Do this
Return the lines that follow, exactly as they appear, from the first through the one containing "var blueLines = [63, 115, 130, 136, 250, 420];"; no pictures are to be included.

Data excerpt
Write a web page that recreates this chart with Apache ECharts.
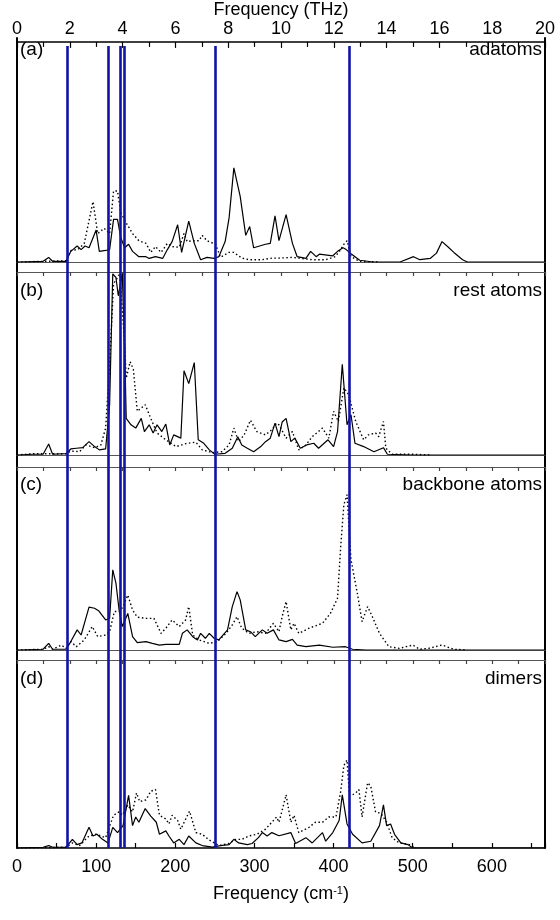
<!DOCTYPE html>
<html>
<head>
<meta charset="utf-8">
<script src="https://cdn.jsdelivr.net/npm/echarts@6/dist/echarts.min.js"></script>
<style>html,body{margin:0;padding:0;background:#fff}#c{width:560px;height:920px}</style>
</head>
<body>
<div id="c"></div>
<script>
// ---- data (x in cm^-1, y in arbitrary units, 100 = panel height) ----
var panelNames = ['adatoms', 'rest atoms', 'backbone atoms', 'dimers'];
var panelTags = ['(a)', '(b)', '(c)', '(d)'];
var cmTicks = [0, 100, 200, 300, 400, 500, 600];
var thzTicks = [0, 2, 4, 6, 8, 10, 12, 14, 16, 18, 20];
var blueLines = [63, 115, 130, 136, 250, 420];

var adatomsSolid = [[0,0],[33,0.4],[40,2.6],[45,0.4],[62,0.4],[68,6],[76,9],[81,7],[86,9],[91,8],[100,18],[104,6],[112,6.5],[117,7],[122,24],[127,24],[131,14],[136,8],[141,10],[146,6],[154,3],[163,3],[167,2],[175,3],[184,2],[190,7],[196,11.5],[203,21],[208,5.4],[217,23],[224,10.5],[232,1.3],[240,2.6],[249,2],[255,3],[263,11.5],[268,25],[274,53],[282,37],[289,15],[294,20],[299,8],[314,10],[320,10.5],[326,26],[331,12],[340,26.7],[348,10.5],[354,3],[365,2],[371,6],[378,3],[382,4.4],[399,3.5],[405,6],[412,8],[416,7],[422,4.6],[433,1],[450,0],[484,0],[501,3],[509,1.3],[522,2],[530,5],[537,11.5],[544,8.7],[552,5.4],[563,1.3],[569,0],[667,0]];
var adatomsDotted = [[0,0],[62,0.7],[68,6.5],[77,7],[85,10.5],[96,34],[102,16],[110,19],[117,16],[122,40],[127,40],[131,28],[138,22],[146,16],[154,12],[163,10.5],[169,5.4],[175,8.7],[182,5.4],[190,10.5],[196,8.7],[205,8.3],[211,16],[215,11.5],[222,12],[230,12],[234,15],[240,12],[251,10],[257,2.6],[268,5.4],[274,5.4],[284,2.2],[293,1.3],[310,1.3],[322,2.2],[331,2.2],[348,2.6],[356,2.2],[373,1.3],[390,1.3],[402,3],[409,7],[413,10],[417,12],[422,3],[433,0.4],[458,0]];
var restSolid = [[0,0],[20,0.4],[33,0.4],[40,6],[45,0.4],[62,0.7],[68,3.3],[75,3.7],[83,4],[91,7.3],[98,4.6],[104,2.8],[112,3.3],[117,27.5],[121,99],[125,97],[128,87],[133,99],[136,59],[138,20],[144,16.5],[150,14.7],[157,20],[161,12.8],[167,16.5],[172,12],[177,16.5],[183,12.8],[188,16.9],[193,5.5],[198,11],[207,9.2],[211,46],[217,39],[224,50.5],[229,8.3],[236,6.4],[243,2.8],[250,0.4],[263,0.9],[272,3.7],[279,10],[284,5.5],[291,3.7],[299,1.8],[308,4.6],[314,7.3],[320,9.2],[326,17.4],[331,10],[335,18],[340,20],[346,7.3],[351,9.2],[358,3.7],[366,5.5],[375,6.4],[381,3.7],[393,8.3],[400,4.6],[405,12.8],[411,49.5],[417,16.5],[422,22],[427,6.4],[438,4.6],[451,1.8],[463,4],[468,0.4],[500,0],[667,0]];
var restDotted = [[0,0],[20,0.7],[62,0.7],[68,2.2],[79,1.8],[87,5.5],[98,4],[106,5.5],[112,14.7],[117,49.5],[122,93.6],[130,99],[136,60.5],[138,42],[143,51],[147,46.8],[152,23.9],[162,27.5],[169,20],[177,12],[188,8.3],[201,4.6],[215,6.4],[226,7],[234,2.8],[247,1.3],[259,1.8],[268,5.5],[274,14.7],[280,7.3],[287,11],[295,19],[303,12.8],[314,11],[322,13.8],[328,17.4],[331,16.5],[340,9.2],[348,12.8],[356,2.8],[365,5.5],[373,10],[386,14.7],[394,9.2],[400,23.9],[406,18.3],[413,36.7],[419,33],[428,18.3],[438,8.3],[444,11],[453,12],[457,10],[463,18.3],[466,3.7],[474,0.4],[500,0.4],[522,0]];
var backboneSolid = [[0,0],[33,0.4],[40,3.6],[45,0.4],[62,0.4],[68,4.6],[76,11],[81,8.2],[91,23.4],[98,22.8],[103,21.5],[112,16.4],[117,17.3],[121,43.8],[125,36.5],[129,21.9],[133,12.8],[140,20],[146,7.3],[152,4],[163,4.6],[171,3.6],[180,2.7],[188,3.1],[205,3.1],[209,9.1],[215,11],[222,7.3],[228,5.5],[232,9.1],[238,6.4],[243,9.1],[249,6.4],[255,5.5],[266,11],[272,23.7],[278,31.9],[282,27.4],[289,11],[295,10],[301,7.3],[310,11],[316,9.1],[324,11],[331,5.5],[340,4.6],[348,5.8],[354,2.7],[365,1.8],[382,2.7],[399,1.5],[415,1.8],[424,0.4],[441,0],[667,0]];
var backboneDotted = [[0,0],[33,0.4],[40,1.8],[45,0.4],[56,2.7],[62,0.9],[68,4.6],[75,1.8],[85,5.5],[95,12.8],[102,7.3],[112,8.2],[117,10],[123,21],[129,21],[134,23.7],[140,30],[146,21.9],[152,17.9],[163,17.3],[173,17.3],[182,9.1],[188,11.9],[196,16.4],[205,12.8],[213,16.4],[217,23.7],[222,8.2],[230,5.5],[243,3.6],[253,4.6],[264,9.1],[272,13.7],[278,18.2],[284,11.9],[293,9.1],[303,10],[314,9.1],[324,14.6],[331,10],[335,18.2],[340,26.5],[346,11],[350,14.6],[356,9.1],[369,11.9],[386,14.6],[396,20],[405,28.3],[409,56.6],[413,79.4],[417,84.9],[422,49.3],[430,31],[436,15.5],[443,23.7],[449,18.2],[458,9.1],[470,1.8],[483,0.9],[500,2.7],[509,0.4],[520,0.9],[537,2.7],[552,0.4],[569,0]];
var dimersSolid = [[0,0],[33,0.4],[40,1.3],[45,0.4],[62,0.4],[70,4.6],[76,1.8],[82,2.7],[91,11],[96,6.4],[101,7.3],[108,4.6],[115,2.7],[121,11],[127,8.2],[134,11.9],[141,28],[146,11.9],[150,16.5],[154,13.7],[162,21],[169,17],[176,13.7],[180,7.3],[188,9.1],[192,6.4],[198,2.7],[205,4.6],[211,1.8],[217,6.4],[226,2.7],[234,1.3],[247,0.5],[257,1.3],[268,1.8],[274,4.6],[280,2.7],[291,1.8],[297,2.4],[305,5.5],[310,8.2],[316,6.4],[322,8.2],[331,6.5],[346,8.2],[352,2.4],[365,5.5],[373,2.7],[386,8.2],[390,3.6],[399,8.2],[407,14.6],[411,28.3],[417,12.8],[424,7.3],[436,2.7],[447,3.6],[458,11.9],[463,22.9],[467,11.9],[472,12.8],[477,7.3],[485,2.7],[494,1.8],[500,0],[667,0]];
var dimersDotted = [[0,0],[62,0.4],[70,2.7],[79,1.3],[91,6.4],[100,7.3],[112,5.5],[122,17.4],[129,19.2],[133,17.4],[140,22.9],[146,19.2],[151,29.3],[155,24.7],[163,25.6],[169,30.2],[175,31.1],[180,17.4],[188,15.5],[192,12.8],[196,17.4],[203,14.6],[207,10],[218,19.6],[226,8.2],[234,7.3],[243,4.2],[255,1.3],[268,2.4],[276,4.6],[284,4.6],[293,6.4],[303,7.3],[314,10],[322,13.7],[328,16.5],[331,13.7],[335,20],[340,28.3],[346,13.7],[350,17.4],[356,8.2],[369,11],[377,13.7],[386,13.7],[394,16.5],[403,16.5],[409,30.2],[413,43.9],[417,46.8],[420,28.3],[424,28.3],[428,29.3],[432,31.1],[436,16.5],[443,34.7],[447,32.9],[453,19.2],[460,18.3],[467,13.7],[474,5.5],[483,2.7],[496,1.8],[504,0]];

var solidSets = [adatomsSolid, restSolid, backboneSolid, dimersSolid];
var dottedSets = [adatomsDotted, restDotted, backboneDotted, dimersDotted];
var yMaxes = [124, 100, 100, 100];

// ---- layout ----
var CM_MAX = 20 * 33.356;
var LEFT = 17, RIGHT = 15;
var panels = [{top: 38, h: 224, lab: 2}, {top: 272, h: 183, lab: 9}, {top: 467, h: 183, lab: 8}, {top: 660, h: 188, lab: 9}];
var FONT = 'Liberation Sans, Arial, sans-serif';

var grids = [], xAxes = [], yAxes = [], series = [], graphics = [];
panels.forEach(function (p, i) {
  grids.push({left: LEFT, right: RIGHT, top: p.top, height: p.h, show: false});
  var last = i === 3, first = i === 0;
  // bottom cm-1 axis
  xAxes.push({
    gridIndex: i, type: 'value', min: 0, max: CM_MAX, interval: 100, position: 'bottom',
    axisLine: {show: true, onZero: false, lineStyle: {color: last ? '#000' : '#555', width: last ? 1.5 : 1}},
    axisTick: {show: last, inside: true, length: 5, lineStyle: {color: '#000', width: 1.2}},
    minorTick: {show: last, splitNumber: 2, length: 5, lineStyle: {color: '#000', width: 1.2}},
    axisLabel: {show: last, margin: 10, fontSize: 18, color: '#000', fontFamily: FONT,
      formatter: function (v) { return cmTicks.indexOf(v) >= 0 ? String(v) : ''; }},
    splitLine: {show: false},
    name: last ? 'Frequency (cm{sup|-1})' : '', nameLocation: 'middle', nameGap: 37,
    nameTextStyle: {fontSize: 18, color: '#000', fontFamily: FONT, rich: {sup: {fontSize: 11, verticalAlign: 'top', padding: [0, 0, 8, 0], fontFamily: FONT, color: '#000'}}}
  });
  // top THz axis
  xAxes.push({
    gridIndex: i, type: 'value', min: 0, max: 20, interval: 2, position: 'top',
    axisLine: {show: true, onZero: false, lineStyle: {color: first ? '#000' : '#555', width: first ? 1.5 : 1}},
    axisTick: {show: true, inside: true, length: first ? 6 : 4, lineStyle: {color: first ? '#000' : '#444', width: 1.2}},
    minorTick: {show: true, splitNumber: 2, length: first ? 5 : 4, lineStyle: {color: first ? '#000' : '#444', width: 1.2}},
    axisLabel: {show: first, margin: 4, fontSize: 18, color: '#000', fontFamily: FONT,
      formatter: function (v) { return thzTicks.indexOf(v) >= 0 ? String(v) : ''; }},
    splitLine: {show: false},
    name: first ? 'Frequency (THz)' : '', nameLocation: 'middle', nameGap: 17,
    nameTextStyle: {fontSize: 18, color: '#000', fontFamily: FONT}
  });
  yAxes.push({gridIndex: i, type: 'value', min: 0, max: yMaxes[i], show: false});
  series.push({type: 'line', xAxisIndex: 2 * i, yAxisIndex: i, data: solidSets[i], showSymbol: false, symbol: 'none',
    lineStyle: {color: '#000', width: 1.2}, silent: true, animation: false, z: 3});
  series.push({type: 'line', xAxisIndex: 2 * i, yAxisIndex: i, data: dottedSets[i], showSymbol: false, symbol: 'none',
    lineStyle: {color: '#000', width: 1.4, type: [1.5, 2.5]}, silent: true, animation: false, z: 3});
  graphics.push({type: 'text', left: LEFT + 3, top: p.top + p.lab,
    style: {text: panelTags[i], fontSize: 19, fontFamily: FONT, fill: '#000'}});
  graphics.push({type: 'text', right: RIGHT + 3, top: p.top + p.lab,
    style: {text: panelNames[i], fontSize: 19, fontFamily: FONT, fill: '#000', textAlign: 'right'}});
});

// overlay grid: continuous side axes + blue reference lines
var OV = 4;
grids.push({left: LEFT, right: RIGHT, top: 38, bottom: 920 - 848, show: false});
xAxes.push({gridIndex: OV, type: 'value', min: 0, max: CM_MAX, show: false});
yAxes.push({gridIndex: OV, type: 'value', min: 0, max: 1, position: 'left',
  axisLine: {show: true, lineStyle: {color: '#000', width: 2}}, axisTick: {show: false}, axisLabel: {show: false}, splitLine: {show: false}});
yAxes.push({gridIndex: OV, type: 'value', min: 0, max: 1, position: 'right',
  axisLine: {show: true, lineStyle: {color: '#000', width: 2}}, axisTick: {show: false}, axisLabel: {show: false}, splitLine: {show: false}});
var blueTop = 0.99;
series.push({type: 'line', xAxisIndex: 2 * 4, yAxisIndex: 4, data: [], silent: true, animation: false, z: 5,
  markLine: {silent: true, symbol: 'none', animation: false, label: {show: false},
    lineStyle: {color: '#1212a6', width: 2.6, type: 'solid'},
    data: blueLines.map(function (v) { return [{coord: [v, 0]}, {coord: [v, blueTop]}]; })}});

var chart = echarts.init(document.getElementById('c'), null, {renderer: 'canvas'});
chart.setOption({
  animation: false,
  backgroundColor: '#fff',
  grid: grids, xAxis: xAxes, yAxis: yAxes, series: series, graphic: graphics
});
</script>
</body>
</html>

Answer to this exercise
Write a web page that recreates this chart with Apache ECharts.
<!DOCTYPE html>
<html>
<head>
<meta charset="utf-8">
<script src="https://cdn.jsdelivr.net/npm/echarts@6/dist/echarts.min.js"></script>
<style>html,body{margin:0;padding:0;background:#fff}#c{width:560px;height:920px}</style>
</head>
<body>
<div id="c"></div>
<script>
// ---- data (x in cm^-1, y in arbitrary units, 100 = panel height) ----
var panelNames = ['adatoms', 'rest atoms', 'backbone atoms', 'dimers'];
var panelTags = ['(a)', '(b)', '(c)', '(d)'];
var cmTicks = [0, 100, 200, 300, 400, 500, 600];
var thzTicks = [0, 2, 4, 6, 8, 10, 12, 14, 16, 18, 20];
var blueLines = [63, 115, 130, 136, 250, 420];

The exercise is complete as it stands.